Leave out the pictures and set down exactly the lines from the start of the listing through the one with "plt.rcParams['font.family'] = ['Open", both included.
# start of Recorded data
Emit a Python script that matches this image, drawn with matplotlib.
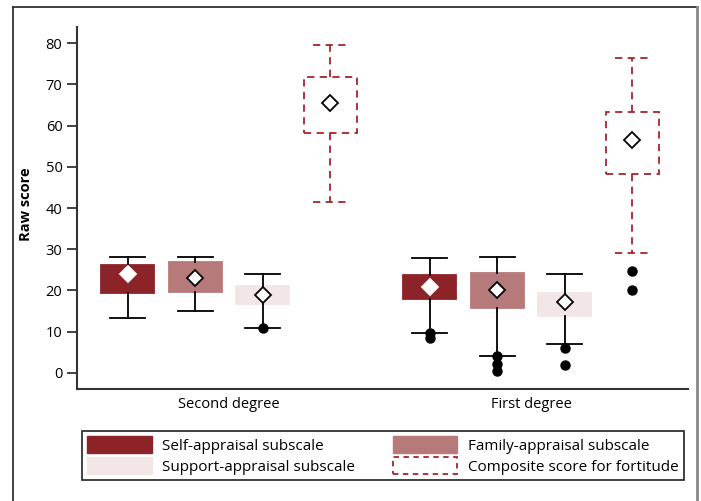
import matplotlib
matplotlib.use("Agg")
import matplotlib.pyplot as plt
from matplotlib.patches import Patch
from matplotlib.lines import Line2D

plt.rcParams['font.family'] = ['Open Sans', 'DejaVu Sans']

# Veriler (grafikten okunan tahmini değerler)
groups = ["Second degree", "First degree"]
series = ["Self-appraisal subscale", "Family-appraisal subscale",
          "Support-appraisal subscale", "Composite score for fortitude"]

# her kutu: [alt bıyık, Q1, Q3, üst bıyık, ortalama]
second_deg = [
    [13.2, 19.5, 26.1, 28.0, 23.9],
    [15.0, 19.7, 26.8, 28.0, 23.0],
    [11.0, 16.8, 21.1, 24.0, 19.0],
    [41.5, 58.3, 71.7, 79.6, 65.5],
]
first_deg = [
    [9.8, 18.0, 23.7, 27.8, 20.9],
    [4.0, 15.8, 24.2, 28.0, 20.1],
    [7.0, 13.7, 19.4, 23.9, 17.3],
    [29.2, 48.3, 63.2, 76.3, 56.5],
]
second_out = [[], [], [11.0], []]
first_out = [[9.6, 8.4], [4.0, 2.2, 0.4], [6.0, 1.9], [24.8, 20.1]]

colors = ["#8B2328", "#B77A7A", "#F2E6E6", "white"]
comp_color = "#A3262C"

fig = plt.figure(figsize=(7.01, 5.01), dpi=100)
ax = fig.add_axes([77/701, 1-389/501, 611/701, 362/501])

step = 0.2235
width = 0.175
offsets = [-1.5*step, -0.5*step, 0.5*step, 1.5*step]

for gi, (data, outs) in enumerate([(second_deg, second_out), (first_deg, first_out)]):
    center = gi + 1
    for si in range(4):
        lo, q1, q3, hi, mean = data[si]
        st = dict(whislo=lo, q1=q1, med=(q1+q3)/2, q3=q3, whishi=hi,
                  mean=mean, fliers=outs[si])
        comp = (si == 3)
        lc = comp_color if comp else "black"
        ls = (0, (4, 3)) if comp else "-"
        mec = "white" if si == 0 else "black"
        ax.bxp([st], positions=[center + offsets[si]], widths=width,
               capwidths=width*0.66, showmeans=True, patch_artist=True,
               boxprops=dict(facecolor=colors[si], edgecolor=comp_color if comp else colors[si],
                             linestyle=ls, linewidth=1.3),
               whiskerprops=dict(color=lc, linestyle=ls, linewidth=1.3),
               capprops=dict(color=lc, linestyle=ls, linewidth=1.3),
               medianprops=dict(visible=False),
               meanprops=dict(marker="D", markerfacecolor="white", markeredgecolor=mec,
                              markersize=8, markeredgewidth=1.3),
               flierprops=dict(marker="o", markerfacecolor="black",
                               markeredgecolor="black", markersize=6.5))

ax.set_xlim(0.497, 2.52)
ax.set_ylim(-3.9, 83.9)
ax.set_yticks(range(0, 81, 10))
ax.set_xticks([1, 2])
ax.set_xticklabels(groups, fontsize=10.5)
ax.tick_params(axis="x", length=0, pad=6)
ax.tick_params(axis="y", length=7, width=1.3, labelsize=10.5, color="#333333")
ax.spines["top"].set_visible(False)
ax.spines["right"].set_visible(False)
for s in ["left", "bottom"]:
    ax.spines[s].set_linewidth(1.5)
    ax.spines[s].set_color("#333333")
ax.set_ylabel("Raw score", fontsize=10.5, fontweight="bold")
ax.yaxis.set_label_coords(-0.072, 0.511)

handles = [
    Patch(facecolor=colors[0], edgecolor=colors[0]),
    Patch(facecolor=colors[2], edgecolor=colors[2]),
    Patch(facecolor=colors[1], edgecolor=colors[1]),
    Patch(facecolor="white", edgecolor=comp_color, linestyle=(0, (3, 2.5)), linewidth=1.3),
]
labels = [series[0], series[2], series[1], series[3]]
leg = fig.legend(handles, labels, ncol=2, mode="expand",
                 bbox_to_anchor=(82/701, 1-480/501, 602/701, 58/501),
                 loc="lower left", fontsize=11, frameon=True, fancybox=False,
                 handlelength=4.2, handleheight=1.25, handletextpad=0.7,
                 labelspacing=0.25, borderaxespad=0, borderpad=0.35)
leg.get_frame().set_edgecolor("black")
leg.get_frame().set_linewidth(1.3)

# dış çerçeve
fig.add_artist(Line2D([13/701, 13/701], [0, 1-7/501], transform=fig.transFigure, color="#333333", lw=1.3))
fig.add_artist(Line2D([13/701, 697/701], [1-7/501, 1-7/501], transform=fig.transFigure, color="#333333", lw=1.3))
fig.add_artist(Line2D([697/701, 697/701], [0, 1-7/501], transform=fig.transFigure, color="#888888", lw=2))

fig.savefig("out.png", dpi=100)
# end of Recorded data
**Answer to the exercise**
Emit a Python script that matches this image, drawn with matplotlib.
import matplotlib
matplotlib.use("Agg")
import matplotlib.pyplot as plt
from matplotlib.patches import Patch
from matplotlib.lines import Line2D

plt.rcParams['font.family'] = ['Open Sans', 'DejaVu Sans']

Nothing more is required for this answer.